The task -
Report only how many lines of the entries below contain the string "that".

Dataset entries -
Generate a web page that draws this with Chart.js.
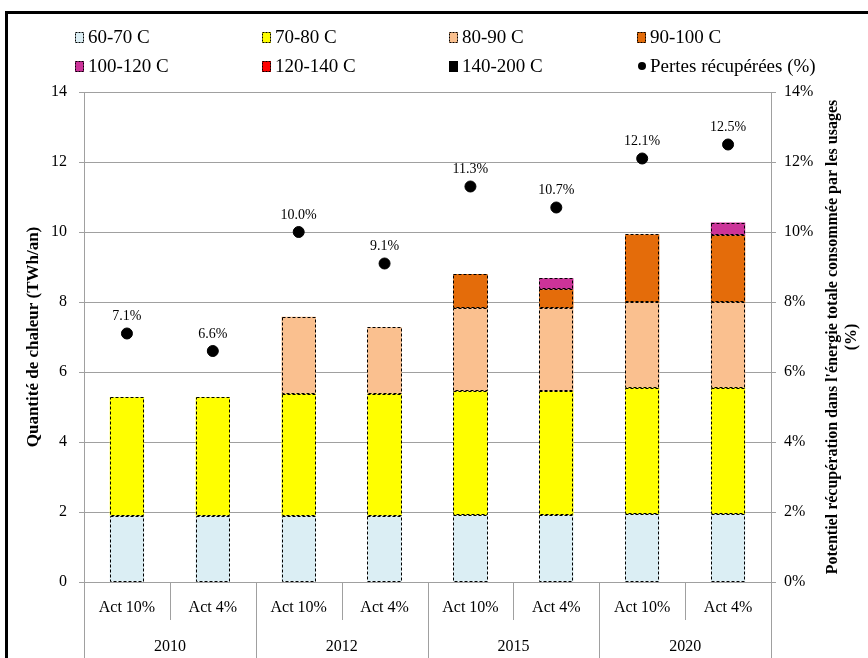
<!DOCTYPE html>
<html lang="fr">
<head>
<meta charset="UTF-8">
<title>Quantité de chaleur récupérable</title>
<script src="https://cdn.jsdelivr.net/npm/chart.js"></script>
<style>
  body { margin: 0; background: #fff; }
  #wrap { position: relative; width: 868px; height: 658px; overflow: hidden; }
  #frame { position: absolute; left: 5px; top: 11px; width: 900px; height: 700px;
           border-top: 3px solid #000; border-left: 3px solid #000; }
  canvas { position: absolute; left: 0; top: 0; }
</style>
</head>
<body>
<div id="wrap">
  <div id="frame"></div>
  <canvas id="heatChart" width="868" height="658"></canvas>
</div>
<script>
// scenarios and years
const scenarios = ['Act 10%', 'Act 4%', 'Act 10%', 'Act 4%', 'Act 10%', 'Act 4%', 'Act 10%', 'Act 4%'];
const years = ['2010', '2012', '2015', '2020'];

// heat quantity per temperature band (TWh/an)
const band60_70   = [1.89, 1.89, 1.89, 1.89, 1.91, 1.91, 1.94, 1.94];
const band70_80   = [3.39, 3.39, 3.49, 3.49, 3.54, 3.54, 3.61, 3.61];
const band80_90   = [0, 0, 2.20, 1.90, 2.37, 2.37, 2.44, 2.44];
const band90_100  = [0, 0, 0, 0, 0.98, 0.54, 1.94, 1.92];
const band100_120 = [0, 0, 0, 0, 0, 0.32, 0, 0.36];
const band120_140 = [0, 0, 0, 0, 0, 0, 0, 0];
const band140_200 = [0, 0, 0, 0, 0, 0, 0, 0];

// share of recovered losses (%)
const pertesPct = [7.1, 6.6, 10.0, 9.1, 11.3, 10.7, 12.1, 12.5];

const yTicks = [0, 2, 4, 6, 8, 10, 12, 14];

const serif = "'Liberation Serif', 'Times New Roman', serif";
Chart.defaults.font.family = serif;
Chart.defaults.color = '#000';

function band(label, data, color) {
    return { type: 'bar', label: label, data: data, backgroundColor: color,
             borderWidth: 0, stack: 'heat', yAxisID: 'y', order: 2,
             barPercentage: 0.4, categoryPercentage: 1 };
}

// dashed outlines around each bar segment
const dashedBars = {
    id: 'dashedBars',
    afterDatasetsDraw(chart) {
        const ctx = chart.ctx;
        ctx.save();
        ctx.setLineDash([3, 2]);
        ctx.lineWidth = 1;
        ctx.strokeStyle = '#000';
        chart.data.datasets.forEach((ds, i) => {
            if (ds.type !== 'bar') return;
            chart.getDatasetMeta(i).data.forEach(el => {
                const p = el.getProps(['x', 'y', 'base', 'width'], true);
                if (Math.abs(p.base - p.y) < 0.5) return;
                const l = Math.round(p.x - p.width / 2) + 0.5;
                const r = Math.round(p.x + p.width / 2) - 0.5;
                const t = Math.round(Math.min(p.y, p.base)) + 0.5;
                const b = Math.round(Math.max(p.y, p.base)) - 0.5;
                ctx.strokeRect(l, t, r - l, b - t);
            });
        });
        ctx.restore();
    }
};

// value labels above the points
const pointLabels = {
    id: 'pointLabels',
    afterDatasetsDraw(chart) {
        const ctx = chart.ctx;
        ctx.save();
        ctx.font = '14px ' + serif;
        ctx.fillStyle = '#000';
        ctx.textAlign = 'center';
        ctx.textBaseline = 'middle';
        chart.data.datasets.forEach((ds, i) => {
            if (ds.type !== 'line') return;
            chart.getDatasetMeta(i).data.forEach((pt, j) => {
                ctx.fillText(ds.data[j].toFixed(1) + '%', pt.x, pt.y - 17);
            });
        });
        ctx.restore();
    }
};

// group separators below the x axis
const groupLines = {
    id: 'groupLines',
    afterDraw(chart) {
        const xs = chart.scales.x;
        const n = scenarios.length;
        const w = xs.width / n;
        const ctx = chart.ctx;
        const b = chart.chartArea.bottom;
        ctx.save();
        ctx.strokeStyle = '#a0a0a0';
        ctx.lineWidth = 1;
        for (let i = 0; i <= n; i++) {
            const px = Math.round(xs.left + i * w) + 0.5;
            ctx.beginPath();
            ctx.moveTo(px, b);
            ctx.lineTo(px, i % 2 === 0 ? chart.height : b + 38);
            ctx.stroke();
        }
        ctx.restore();
    }
};

// axis titles (both read bottom to top)
const axisTitles = {
    id: 'axisTitles',
    afterDraw(chart) {
        const ctx = chart.ctx;
        const a = chart.chartArea;
        const mid = (a.top + a.bottom) / 2;
        ctx.save();
        ctx.fillStyle = '#000';
        ctx.textAlign = 'center';
        ctx.textBaseline = 'middle';
        ctx.font = 'bold 17px ' + serif;
        ctx.translate(34, mid);
        ctx.rotate(-Math.PI / 2);
        ctx.fillText('Quantité de chaleur (TWh/an)', 0, 0);
        ctx.restore();

        ctx.save();
        ctx.fillStyle = '#000';
        ctx.textAlign = 'center';
        ctx.textBaseline = 'middle';
        ctx.font = 'bold 16px ' + serif;
        ctx.translate(a.right + 62, mid);
        ctx.rotate(-Math.PI / 2);
        ctx.fillText("Potentiel récupération dans l'énergie totale consommée par les usages", 0, 0);
        ctx.fillText('(%)', 0, 19);
        ctx.restore();
    }
};

// legend laid out as a 4 x 2 grid
const gridLegend = {
    id: 'gridLegend',
    afterDraw(chart) {
        const ctx = chart.ctx;
        const cols = [75, 262, 449, 637];
        const rows = [37, 66];
        ctx.save();
        ctx.font = '19px ' + serif;
        ctx.textBaseline = 'middle';
        chart.data.datasets.forEach((ds, i) => {
            const x = cols[i % 4];
            const y = rows[Math.floor(i / 4)];
            if (ds.type === 'line') {
                ctx.fillStyle = '#000';
                ctx.beginPath();
                ctx.arc(x + 5, y, 4, 0, Math.PI * 2);
                ctx.fill();
            } else {
                ctx.fillStyle = ds.backgroundColor;
                ctx.fillRect(x, y - 5, 9, 11);
                ctx.setLineDash([2, 1]);
                ctx.strokeStyle = '#000';
                ctx.lineWidth = 1;
                ctx.strokeRect(x + 0.5, y - 4.5, 8, 10);
                ctx.setLineDash([]);
            }
            ctx.fillStyle = '#000';
            ctx.fillText(ds.label, x + 13, y + 1);
        });
        ctx.restore();
    }
};

const ctx = document.getElementById('heatChart').getContext('2d');
new Chart(ctx, {
    data: {
        labels: scenarios,
        datasets: [
            band('60-70 C', band60_70, '#dbeef4'),
            band('70-80 C', band70_80, '#ffff00'),
            band('80-90 C', band80_90, '#fac08f'),
            band('90-100 C', band90_100, '#e46c0a'),
            band('100-120 C', band100_120, '#cc3399'),
            band('120-140 C', band120_140, '#ff0000'),
            band('140-200 C', band140_200, '#000000'),
            {
                type: 'line', label: 'Pertes récupérées (%)', data: pertesPct,
                yAxisID: 'y2', showLine: false, order: 1,
                pointRadius: 5.5, pointHoverRadius: 5.5,
                pointBackgroundColor: '#000', pointBorderColor: '#000'
            }
        ]
    },
    options: {
        responsive: false,
        animation: false,
        layout: { padding: { top: 92, left: 51, right: 55, bottom: 0 } },
        plugins: { legend: { display: false }, tooltip: { enabled: false } },
        scales: {
            x: {
                stacked: true,
                offset: true,
                grid: { display: false, drawTicks: false },
                border: { display: true, color: '#a0a0a0' },
                ticks: { font: { size: 16 }, padding: 16, maxRotation: 0, autoSkip: false },
                afterFit: s => { s.height = 38; }
            },
            x2: {
                type: 'category',
                labels: years,
                position: 'bottom',
                offset: true,
                grid: { display: false, drawTicks: false },
                border: { display: false },
                ticks: { font: { size: 16 }, padding: 17, maxRotation: 0, autoSkip: false },
                afterFit: s => { s.height = 38; }
            },
            y: {
                stacked: true,
                min: 0, max: 14,
                afterBuildTicks: s => { s.ticks = yTicks.map(v => ({ value: v })); },
                grid: { color: '#a0a0a0', tickLength: 5 },
                border: { color: '#a0a0a0' },
                ticks: { font: { size: 16 }, padding: 12 },
                afterFit: s => { s.width = 33; }
            },
            y2: {
                position: 'right',
                min: 0, max: 14,
                afterBuildTicks: s => { s.ticks = yTicks.map(v => ({ value: v })); },
                grid: { drawOnChartArea: false, color: '#a0a0a0', tickLength: 5 },
                border: { color: '#a0a0a0' },
                ticks: { font: { size: 16 }, padding: 8, callback: v => v + '%' },
                afterFit: s => { s.width = 42; }
            }
        }
    },
    plugins: [dashedBars, pointLabels, groupLines, axisTitles, gridLegend]
});
</script>
</body>
</html>
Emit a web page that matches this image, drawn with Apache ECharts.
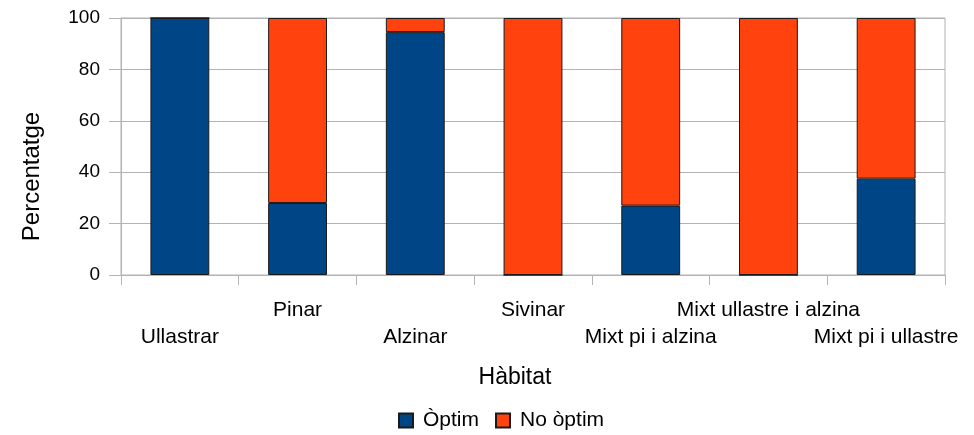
<!DOCTYPE html>
<html>
<head>
<meta charset="utf-8">
<script src="https://cdn.jsdelivr.net/npm/echarts@6/dist/echarts.min.js"></script>
<style>html,body{margin:0;padding:0;background:#fff}#c{width:974px;height:435px}</style>
</head>
<body>
<div id="c"></div>
<script>
const categories = ['Ullastrar', 'Pinar', 'Alzinar', 'Sivinar', 'Mixt pi i alzina', 'Mixt ullastre i alzina', 'Mixt pi i ullastre'];
const optim = [100, 28, 94.5, 0, 27, 0, 37.5];
const noOptim = [0, 72, 5.5, 100, 73, 100, 62.5];
const yTicks = [0, 20, 40, 60, 80, 100];

const FONT = '"Liberation Sans", Arial, sans-serif';
const chart = echarts.init(document.getElementById('c'), null, {renderer: 'canvas'});
chart.setOption({
  animation: false,
  textStyle: {fontFamily: FONT, color: '#000'},
  grid: {left: 121, right: 29, top: 18, bottom: 160, show: true, borderColor: '#b3b3b3', borderWidth: 1},
  legend: {
    bottom: 4, left: 398, itemWidth: 14, itemHeight: 14, itemGap: 16, padding: 0,
    icon: 'rect',
    textStyle: {fontFamily: FONT, fontSize: 21, color: '#000', padding: [0, 0, 0, 5]},
    data: ['Òptim', 'No òptim']
  },
  xAxis: {
    type: 'category', data: categories,
    name: 'Hàbitat', nameLocation: 'middle', nameGap: 91,
    nameTextStyle: {fontFamily: FONT, fontSize: 23, color: '#000', padding: [0, 36, 0, 0]},
    axisLine: {lineStyle: {color: '#b3b3b3'}},
    axisTick: {show: true, length: 10, alignWithLabel: false, lineStyle: {color: '#b3b3b3'}},
    axisLabel: {
      interval: 0, margin: 22, lineHeight: 27, fontSize: 21, color: '#000', fontFamily: FONT,
      hideOverlap: false,
      formatter: function (v, i) { return i % 2 === 0 ? '\n' + v : v; }
    }
  },
  yAxis: {
    type: 'value', min: 0, max: 100, interval: 20,
    name: 'Percentatge', nameLocation: 'middle', nameRotate: 90, nameGap: 77,
    nameTextStyle: {fontFamily: FONT, fontSize: 24, color: '#000', padding: [0, 60, 0, 0]},
    axisLine: {show: true, lineStyle: {color: '#b3b3b3'}},
    axisTick: {show: true, length: 12, lineStyle: {color: '#b3b3b3'}},
    axisLabel: {fontSize: 19, color: '#000', margin: 21, fontFamily: FONT,
      formatter: function (v) { return yTicks.indexOf(v) >= 0 ? String(v) : ''; }},
    splitLine: {lineStyle: {color: '#b3b3b3'}}
  },
  series: [
    {name: 'Òptim', type: 'bar', stack: 'a', data: optim, barWidth: '50%',
     itemStyle: {color: '#004586', borderColor: '#1a1a1a', borderWidth: 1}},
    {name: 'No òptim', type: 'bar', stack: 'a', data: noOptim, barWidth: '50%',
     itemStyle: {color: '#ff420e', borderColor: '#1a1a1a', borderWidth: 1}}
  ]
});
</script>
</body>
</html>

Solved problem -
2